Task description:
Every line from the one holding "Output the web" through the one holding "tilt = 0.152;" should be returned exactly, both included; the pictures should not.

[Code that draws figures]
/---
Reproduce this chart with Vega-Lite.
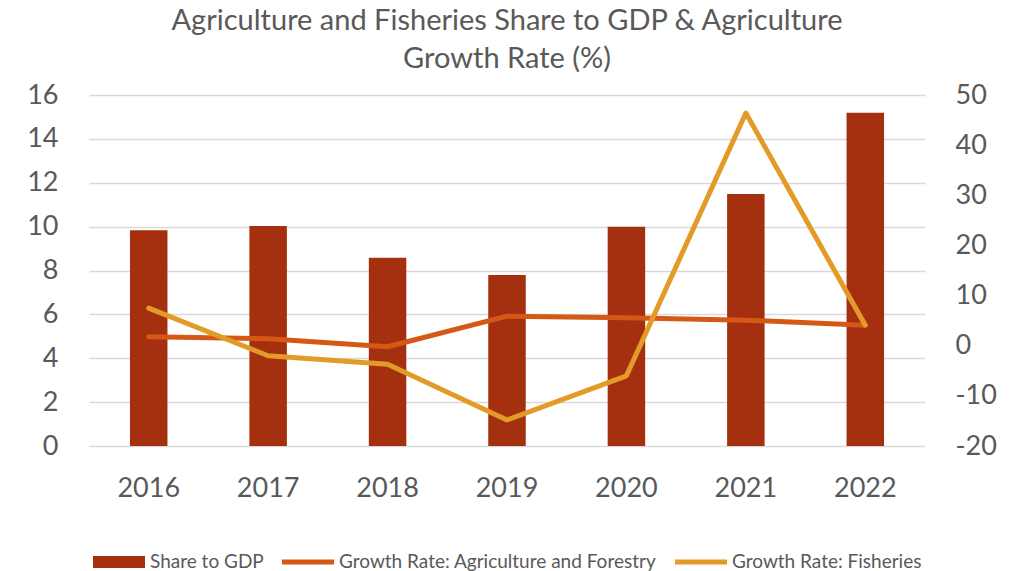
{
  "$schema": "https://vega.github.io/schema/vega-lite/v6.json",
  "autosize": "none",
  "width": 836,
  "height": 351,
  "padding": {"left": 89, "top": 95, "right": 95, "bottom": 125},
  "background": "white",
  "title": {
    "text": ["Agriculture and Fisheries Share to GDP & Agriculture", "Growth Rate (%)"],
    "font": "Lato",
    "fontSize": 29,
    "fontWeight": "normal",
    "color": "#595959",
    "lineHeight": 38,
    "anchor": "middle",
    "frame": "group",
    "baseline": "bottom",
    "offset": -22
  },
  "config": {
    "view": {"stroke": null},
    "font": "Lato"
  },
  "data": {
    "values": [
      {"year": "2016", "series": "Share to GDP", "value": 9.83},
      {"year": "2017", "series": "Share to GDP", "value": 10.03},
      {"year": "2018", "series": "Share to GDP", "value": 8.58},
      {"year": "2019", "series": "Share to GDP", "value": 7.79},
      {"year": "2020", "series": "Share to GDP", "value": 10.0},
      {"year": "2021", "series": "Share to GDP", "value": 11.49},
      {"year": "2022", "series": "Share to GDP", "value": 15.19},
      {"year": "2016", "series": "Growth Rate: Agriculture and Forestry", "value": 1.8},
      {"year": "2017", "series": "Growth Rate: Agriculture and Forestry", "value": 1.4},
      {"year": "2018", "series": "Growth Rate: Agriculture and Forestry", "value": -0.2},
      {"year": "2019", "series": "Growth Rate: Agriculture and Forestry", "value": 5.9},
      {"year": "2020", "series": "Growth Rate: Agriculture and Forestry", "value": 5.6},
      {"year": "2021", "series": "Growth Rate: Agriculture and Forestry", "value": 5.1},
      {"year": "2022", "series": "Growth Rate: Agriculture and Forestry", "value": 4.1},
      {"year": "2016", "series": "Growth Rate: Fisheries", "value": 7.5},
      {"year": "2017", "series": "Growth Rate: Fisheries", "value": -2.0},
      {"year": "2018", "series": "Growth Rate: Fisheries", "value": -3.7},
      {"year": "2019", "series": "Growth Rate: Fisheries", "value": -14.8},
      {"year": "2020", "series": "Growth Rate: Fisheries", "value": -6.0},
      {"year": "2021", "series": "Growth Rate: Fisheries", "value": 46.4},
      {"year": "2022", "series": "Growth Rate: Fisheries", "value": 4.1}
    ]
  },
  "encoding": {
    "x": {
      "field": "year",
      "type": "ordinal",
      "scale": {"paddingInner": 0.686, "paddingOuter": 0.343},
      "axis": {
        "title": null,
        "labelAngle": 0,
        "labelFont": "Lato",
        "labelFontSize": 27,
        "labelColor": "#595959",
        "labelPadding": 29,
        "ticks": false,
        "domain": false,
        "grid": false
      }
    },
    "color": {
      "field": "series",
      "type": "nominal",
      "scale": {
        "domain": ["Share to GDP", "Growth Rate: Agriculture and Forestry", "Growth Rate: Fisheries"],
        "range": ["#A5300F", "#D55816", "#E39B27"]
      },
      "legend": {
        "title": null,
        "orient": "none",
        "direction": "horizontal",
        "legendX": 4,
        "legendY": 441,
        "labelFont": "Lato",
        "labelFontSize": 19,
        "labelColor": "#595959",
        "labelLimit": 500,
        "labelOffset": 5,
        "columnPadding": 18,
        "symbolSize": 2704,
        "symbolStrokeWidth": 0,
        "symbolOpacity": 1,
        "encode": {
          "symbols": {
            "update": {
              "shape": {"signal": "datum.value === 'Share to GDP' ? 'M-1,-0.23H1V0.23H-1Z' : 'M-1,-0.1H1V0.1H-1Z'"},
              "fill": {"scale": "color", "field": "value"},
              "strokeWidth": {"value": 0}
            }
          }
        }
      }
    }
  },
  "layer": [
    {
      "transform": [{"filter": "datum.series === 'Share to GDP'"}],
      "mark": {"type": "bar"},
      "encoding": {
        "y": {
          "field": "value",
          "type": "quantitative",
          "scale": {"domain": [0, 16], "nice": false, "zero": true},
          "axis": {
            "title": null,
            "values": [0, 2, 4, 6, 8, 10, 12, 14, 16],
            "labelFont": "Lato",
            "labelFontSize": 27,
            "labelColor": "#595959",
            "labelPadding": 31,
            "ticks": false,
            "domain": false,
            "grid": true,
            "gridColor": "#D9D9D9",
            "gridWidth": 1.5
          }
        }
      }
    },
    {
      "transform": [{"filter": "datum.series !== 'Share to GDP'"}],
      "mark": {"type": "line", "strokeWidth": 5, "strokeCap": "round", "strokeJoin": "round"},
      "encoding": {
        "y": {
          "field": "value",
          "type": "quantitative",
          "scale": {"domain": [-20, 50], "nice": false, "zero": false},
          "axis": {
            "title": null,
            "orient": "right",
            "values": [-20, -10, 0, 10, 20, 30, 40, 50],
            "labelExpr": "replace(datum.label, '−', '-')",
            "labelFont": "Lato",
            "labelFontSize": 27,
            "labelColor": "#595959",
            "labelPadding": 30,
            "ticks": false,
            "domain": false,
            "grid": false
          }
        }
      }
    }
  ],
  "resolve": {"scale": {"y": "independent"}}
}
\---
/---
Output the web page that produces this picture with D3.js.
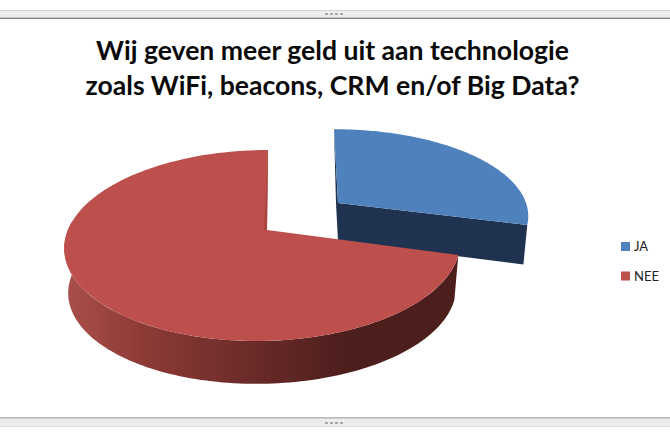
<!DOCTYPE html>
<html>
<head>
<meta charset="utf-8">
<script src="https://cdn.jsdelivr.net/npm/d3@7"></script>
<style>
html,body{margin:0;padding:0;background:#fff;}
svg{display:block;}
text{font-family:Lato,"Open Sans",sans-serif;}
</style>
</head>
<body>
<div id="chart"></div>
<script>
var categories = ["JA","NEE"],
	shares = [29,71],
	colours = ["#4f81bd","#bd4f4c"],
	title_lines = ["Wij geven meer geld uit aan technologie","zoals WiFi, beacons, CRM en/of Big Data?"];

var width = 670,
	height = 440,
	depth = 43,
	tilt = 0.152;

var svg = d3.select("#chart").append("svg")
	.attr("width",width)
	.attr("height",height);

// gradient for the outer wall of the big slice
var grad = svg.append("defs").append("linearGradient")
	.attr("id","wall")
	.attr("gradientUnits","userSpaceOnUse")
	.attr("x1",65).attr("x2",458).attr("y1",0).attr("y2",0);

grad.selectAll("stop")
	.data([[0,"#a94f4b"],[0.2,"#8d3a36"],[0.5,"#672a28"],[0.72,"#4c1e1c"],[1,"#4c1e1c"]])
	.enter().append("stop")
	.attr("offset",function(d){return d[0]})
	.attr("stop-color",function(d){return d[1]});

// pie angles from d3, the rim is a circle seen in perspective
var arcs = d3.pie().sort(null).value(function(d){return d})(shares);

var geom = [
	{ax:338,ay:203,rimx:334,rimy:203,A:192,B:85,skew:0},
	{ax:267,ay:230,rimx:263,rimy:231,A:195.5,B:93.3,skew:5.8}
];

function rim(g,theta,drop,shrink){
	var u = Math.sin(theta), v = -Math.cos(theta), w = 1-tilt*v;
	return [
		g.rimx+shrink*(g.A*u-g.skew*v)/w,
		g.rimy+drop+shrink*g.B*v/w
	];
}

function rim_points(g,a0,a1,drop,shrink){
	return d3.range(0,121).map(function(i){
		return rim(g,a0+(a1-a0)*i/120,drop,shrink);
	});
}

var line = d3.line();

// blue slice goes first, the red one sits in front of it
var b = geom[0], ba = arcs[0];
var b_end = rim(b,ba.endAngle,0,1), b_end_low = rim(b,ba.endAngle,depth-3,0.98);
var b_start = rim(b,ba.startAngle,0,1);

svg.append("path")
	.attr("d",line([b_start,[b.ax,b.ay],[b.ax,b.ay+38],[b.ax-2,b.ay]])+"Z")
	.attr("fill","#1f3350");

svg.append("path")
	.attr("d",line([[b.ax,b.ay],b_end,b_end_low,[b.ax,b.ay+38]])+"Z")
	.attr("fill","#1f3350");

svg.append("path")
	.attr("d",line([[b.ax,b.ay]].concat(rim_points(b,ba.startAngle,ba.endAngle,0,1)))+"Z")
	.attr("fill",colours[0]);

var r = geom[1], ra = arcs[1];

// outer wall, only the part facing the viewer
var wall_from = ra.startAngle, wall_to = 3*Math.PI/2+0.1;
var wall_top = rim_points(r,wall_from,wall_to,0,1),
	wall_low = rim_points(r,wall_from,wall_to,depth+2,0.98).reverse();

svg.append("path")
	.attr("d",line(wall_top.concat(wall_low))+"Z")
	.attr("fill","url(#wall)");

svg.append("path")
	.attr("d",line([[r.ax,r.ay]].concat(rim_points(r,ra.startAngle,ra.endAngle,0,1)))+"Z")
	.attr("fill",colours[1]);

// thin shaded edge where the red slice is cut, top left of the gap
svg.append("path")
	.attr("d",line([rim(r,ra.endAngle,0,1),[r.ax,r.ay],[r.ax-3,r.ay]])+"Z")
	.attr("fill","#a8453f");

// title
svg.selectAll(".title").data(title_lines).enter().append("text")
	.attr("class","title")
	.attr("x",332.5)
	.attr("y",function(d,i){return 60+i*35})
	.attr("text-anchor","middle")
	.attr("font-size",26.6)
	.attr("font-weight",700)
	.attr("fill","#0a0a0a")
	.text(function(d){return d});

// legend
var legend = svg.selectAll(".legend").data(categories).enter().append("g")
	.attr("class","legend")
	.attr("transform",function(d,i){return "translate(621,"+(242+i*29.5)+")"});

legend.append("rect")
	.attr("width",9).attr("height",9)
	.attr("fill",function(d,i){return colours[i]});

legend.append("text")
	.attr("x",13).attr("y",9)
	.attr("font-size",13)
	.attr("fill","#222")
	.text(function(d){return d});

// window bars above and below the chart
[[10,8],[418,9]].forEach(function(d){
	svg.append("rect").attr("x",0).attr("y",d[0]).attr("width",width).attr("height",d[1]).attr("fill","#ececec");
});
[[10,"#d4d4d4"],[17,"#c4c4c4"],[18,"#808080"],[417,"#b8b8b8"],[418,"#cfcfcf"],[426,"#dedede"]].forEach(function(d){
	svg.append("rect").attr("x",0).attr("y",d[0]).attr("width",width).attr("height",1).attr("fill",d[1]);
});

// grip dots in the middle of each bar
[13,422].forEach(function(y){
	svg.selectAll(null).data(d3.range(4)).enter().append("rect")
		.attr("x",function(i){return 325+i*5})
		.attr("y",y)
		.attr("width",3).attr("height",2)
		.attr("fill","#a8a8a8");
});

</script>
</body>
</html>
\---
Complete output:
Output the web page that produces this picture with D3.js.
<!DOCTYPE html>
<html>
<head>
<meta charset="utf-8">
<script src="https://cdn.jsdelivr.net/npm/d3@7"></script>
<style>
html,body{margin:0;padding:0;background:#fff;}
svg{display:block;}
text{font-family:Lato,"Open Sans",sans-serif;}
</style>
</head>
<body>
<div id="chart"></div>
<script>
var categories = ["JA","NEE"],
	shares = [29,71],
	colours = ["#4f81bd","#bd4f4c"],
	title_lines = ["Wij geven meer geld uit aan technologie","zoals WiFi, beacons, CRM en/of Big Data?"];

var width = 670,
	height = 440,
	depth = 43,
	tilt = 0.152;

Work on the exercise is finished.